Characteristics of An Ultra-large-scale System
Ultra-large-scale systems hold the characteristics of systems of systems (systems that have: operationally independent sub-systems; managerially independent components and sub-systems; evolutionary development; emergent behavior; and geographic distribution). But in addition to these, the Northrop report argues that a ULSS will:
- Have decentralized data, development, evolution and operational control
- Address inherently conflicting, unknowable, and diverse requirements
- Evolve continuously while it is operating, with different capabilities being deployed and removed
- Contain heterogeneous, inconsistent and changing elements
- Erode the people system boundary. People will not just be users, but elements of the system and affecting its overall emergent behavior.

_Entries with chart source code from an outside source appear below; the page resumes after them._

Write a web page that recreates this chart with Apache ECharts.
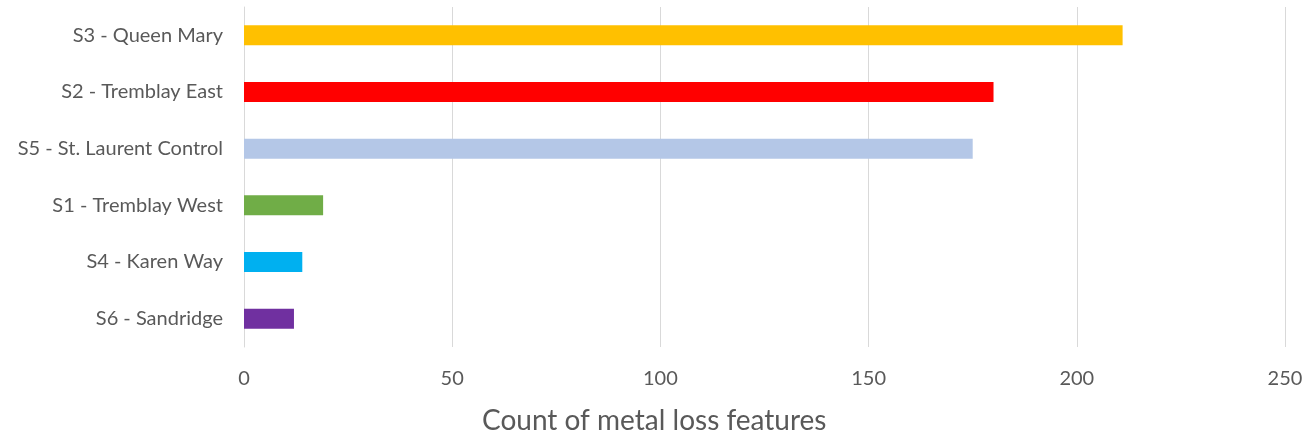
<!DOCTYPE html>
<html>
<head>
<meta charset="utf-8">
<script src="https://cdn.jsdelivr.net/npm/echarts@6/dist/echarts.min.js"></script>
<style>
html,body{margin:0;padding:0;background:#fff;}
#chart{width:1312px;height:440px;}
</style>
</head>
<body>
<div id="chart"></div>
<script>
// Sites listed bottom-to-top (category axis draws first item at the bottom)
const sites = ['S6 - Sandridge', 'S4 - Karen Way', 'S1 - Tremblay West', 'S5 - St. Laurent Control', 'S2 - Tremblay East', 'S3 - Queen Mary'];
const counts = [12, 14, 19, 175, 180, 211];
const barColors = ['#7030A0', '#00B0F0', '#70AD47', '#B4C7E7', '#FF0000', '#FFC000'];
const xTicks = [0, 50, 100, 150, 200, 250];
const axisTitle = 'Count of metal loss features';

const chart = echarts.init(document.getElementById('chart'));
const font = 'Lato, "Open Sans", sans-serif';
chart.setOption({
  animation: false,
  grid: { left: 244, right: 27, top: 7, bottom: 93, containLabel: false },
  xAxis: {
    type: 'value',
    min: xTicks[0],
    max: xTicks[xTicks.length - 1],
    interval: xTicks[1] - xTicks[0],
    axisLine: { show: false },
    axisTick: { show: false },
    splitLine: { show: true, lineStyle: { color: '#d9d9d9', width: 1 } },
    axisLabel: { color: '#595959', fontSize: 20, fontFamily: font, margin: 22 }
  },
  yAxis: {
    type: 'category',
    data: sites,
    axisLine: { show: true, lineStyle: { color: '#d9d9d9', width: 1 } },
    axisTick: { show: false },
    axisLabel: { color: '#595959', fontSize: 20, fontFamily: font, margin: 21 }
  },
  series: [{
    type: 'bar',
    data: counts.map((v, i) => ({ value: v, itemStyle: { color: barColors[i] } })),
    barWidth: 20
  }],
  graphic: [{
    type: 'text',
    left: 482,
    top: 407,
    style: { text: axisTitle, fill: '#595959', font: '28px ' + font }
  }]
});
</script>
</body>
</html>
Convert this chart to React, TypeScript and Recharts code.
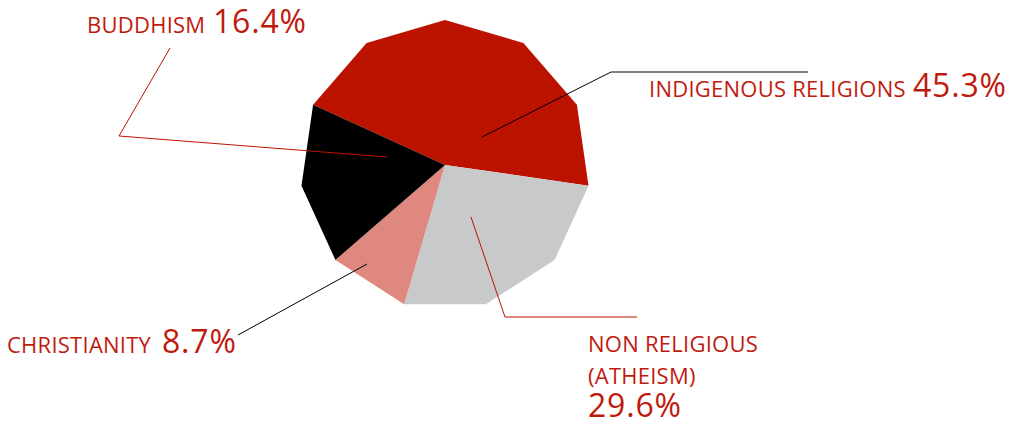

- Encounter failure as the norm, rather than the exception, with it being extremely unlikely that all components are functioning at any one time
- Require new paradigms for acquisition and policy, and new methods for control
The Northrop report states that "the sheer scale of ULS systems will change everything. ULS systems will necessarily be decentralized in a variety of ways, developed and used by a wide variety of stakeholders with conflicting needs, evolving continuously, and constructed from heterogeneous parts. People will not just be users of a ULS system; they will be elements of the system. The realities of software and hardware failures will be fundamentally integrated into the design and operation of ULS systems. The acquisition of a ULS system will be simultaneous with its operation and will require new methods for control. In ULS systems, these characteristics will dominate. Consequently, ULS systems will place unprecedented demands on software acquisition, production, deployment, management, documentation, usage, and evolution practices."